Aaron Jastrow, played by the magnificent John Gielgud, has been deported to Theresienstadt.  A noted professor of early Christianity, he has turned from his Jewish, and American, roots to embrace Christian scholarly work in Italy.  And then the war sets in, and slowly and imperceptibly his freedom is whittled away.  Being a respected individual at Theresienstadt he is forced by the Germans to be part of the Jewish Council who must, among their other horrible “duties”, choose those to be deported “to the East” which we know will be to Auschwitz, to their deaths.

The scene is in Aaron’s evening class the night before his deportation is to leave.  Six candles light up his podium, an editorial touch perhaps symbolising the six candles lit at Yom Hashoah commemorations around the world to remember the six million Jews murdered during the Holocaust, that Aaron and his people are facing.

How can Aaron address his students, his friends, whose hours he knows are short?  What can he possibly tell them?  Aaron chooses the story of Job, a connection that I have heard described brilliantly by the late scholar Maureen Kendler at a talk where I couldn’t, unfortunately, take notes.  Apparently someone else felt this particular clip of Aaron Jastrow’s speech is well worth standing on its own and has made it available to us on YouTube (link below).  It is well worth the 8 minutes of your day to watch.  As Aaron says, it is not an answer, but it is an answer.

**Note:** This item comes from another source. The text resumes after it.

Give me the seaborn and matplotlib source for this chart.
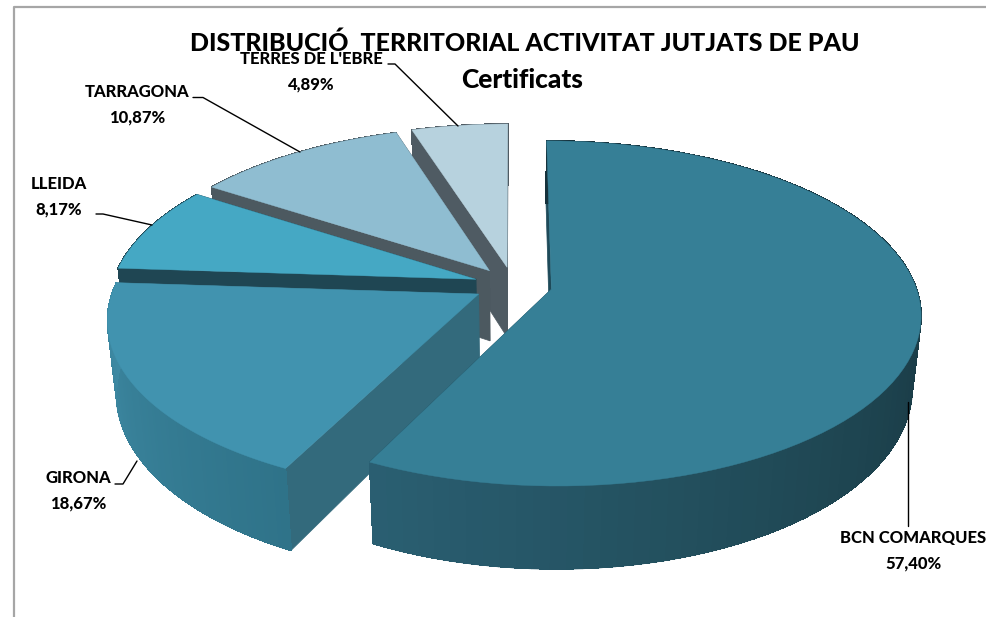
import numpy as np
import matplotlib.pyplot as plt
from matplotlib.patches import Polygon
import seaborn as sns

# dades del grafic
territoris = ["BCN COMARQUES", "GIRONA", "LLEIDA", "TARRAGONA", "TERRES DE L'EBRE"]
percentatges = [57.40, 18.67, 8.17, 10.87, 4.89]
titol = "DISTRIBUCIÓ  TERRITORIAL ACTIVITAT JUTJATS DE PAU"
subtitol = "Certificats"

# colors: cara superior, paret radial, paret exterior (inici, final)
colors_top = ["#367F96", "#4193AF", "#45A8C4", "#8FBDD1", "#B7D2DE"]
colors_rad = ["#1E4A59", "#336A7C", "#1F4653", "#4C5960", "#4F5B63"]
colors_ext = [("#16323C", "#16323C", "#1F4753", "#2A5F72"), ("#2F7389", "#3F8BA5"),
              ("#1F4653", "#1F4653"), ("#4C5960", "#4C5960"), ("#4F5B63", "#4F5B63")]

# posicio de les etiquetes i linies guia (pixels de la imatge)
pos_etiquetes = [(913, 538), (78, 478), (59, 184), (137, 92), (311, 59)]
guies = [[(908, 402), (908, 526)],
         [(115, 484), (123, 484), (137, 461)],
         [(96, 214), (103, 214), (152, 225)],
         [(193, 97.5), (203, 97.5), (300, 152)],
         [(388, 64), (395, 64), (458, 126)]]

sns.set_theme(style="white")
plt.rcParams["font.family"] = ["Lato", "DejaVu Sans"]

# parametres de la perspectiva
cx, cy = 513, 285
A, B, P = 364, 168, 0.14
H = 71
K = 0.022
EXPL = 0.108


def proj(x, y, z=0.0):
    w = 1 + P * y
    return cx + A * x / (w + K * z), cy - B * y / w + H * z / w


fig, ax = plt.subplots(figsize=(9.87, 6.17), dpi=100)
fig.subplots_adjust(0, 0, 1, 1)
ax.set_xlim(0, 987)
ax.set_ylim(617, 0)
ax.axis("off")

# marc del grafic (esquerra i dalt)
ax.plot([13.5, 13.5, 987], [617, 7, 7], color="#A6A6A6", lw=1.6)

limits = np.radians(np.cumsum([0] + percentatges) * 3.6)

# s'ordena de darrere cap endavant
for i in [4, 3, 2, 1, 0]:
    t0, t1 = limits[i], limits[i + 1]
    mig = (t0 + t1) / 2
    ox, oy = EXPL * np.sin(mig), EXPL * np.cos(mig)
    ts = np.linspace(t0, t1, 90)
    vx, vy = ox + np.sin(ts), oy + np.cos(ts)
    base = -3 * i + 20

    # parets radials
    for k in [0, -1]:
        quad = [proj(ox, oy), proj(vx[k], vy[k]), proj(vx[k], vy[k], 1), proj(ox, oy, 1)]
        ax.add_patch(Polygon(quad, fc=colors_rad[i], ec=colors_rad[i], lw=0.5, zorder=base))

    # paret exterior amb degradat: sense suavitzat per evitar ratlles, i la vora de baix a part
    pal = sns.blend_palette(colors_ext[i], len(ts))
    for j in range(len(ts) - 1):
        quad = [proj(vx[j], vy[j]), proj(vx[j + 1], vy[j + 1]),
                proj(vx[j + 1], vy[j + 1], 1), proj(vx[j], vy[j], 1)]
        ax.add_patch(Polygon(quad, fc=pal[j], ec=pal[j], lw=0.5, antialiased=False, zorder=base + 1))
        vora = [proj(vx[j], vy[j], 1), proj(vx[j + 1], vy[j + 1], 1)]
        ax.plot(*zip(*vora), color=pal[j], lw=1, zorder=base + 1, solid_capstyle="round")

    # cara superior
    sup = [proj(ox, oy)] + [proj(a, b) for a, b in zip(vx, vy)]
    ax.add_patch(Polygon(sup, fc=colors_top[i], ec=colors_top[i], lw=0.3, zorder=base + 2))

# etiquetes
for nom, val, (tx, ty), guia in zip(territoris, percentatges, pos_etiquetes, guies):
    ax.text(tx, ty, nom, ha="center", va="center", fontsize=12, fontweight=900, color="black", zorder=40)
    ax.text(tx, ty + 25, f"{val:.2f}%".replace(".", ","), ha="center", va="center",
            fontsize=12, fontweight=900, color="black", zorder=40)
    gx, gy = zip(*guia)
    ax.plot(gx, gy, color="black", lw=1, zorder=35)

ax.text(525, 43, titol, ha="center", va="center", fontsize=18, fontweight=900, color="black", zorder=41)
ax.text(522, 80, subtitol, ha="center", va="center", fontsize=19, fontweight=900, color="black", zorder=41)

fig.savefig("out.png", dpi=100)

The “senseless evil” is embodied in Wouk’s Hitler.  Watching this series now, 36 years after it was first broadcast, it is amazing how history appears to be so similar.  Change the accent from German to Russian and the parallels with today are striking.  How many people have to die before we can stop senseless evil and keep it from it spreading?  What will it take?

View the clip here  

In 2010, Martin wrote to Herman to thank him for sending his latest book.  Martin wrote:  “Rereading Aaron Jastrow’s Theresienstadt sermon made me go as cold now as when I read it all those years ago.”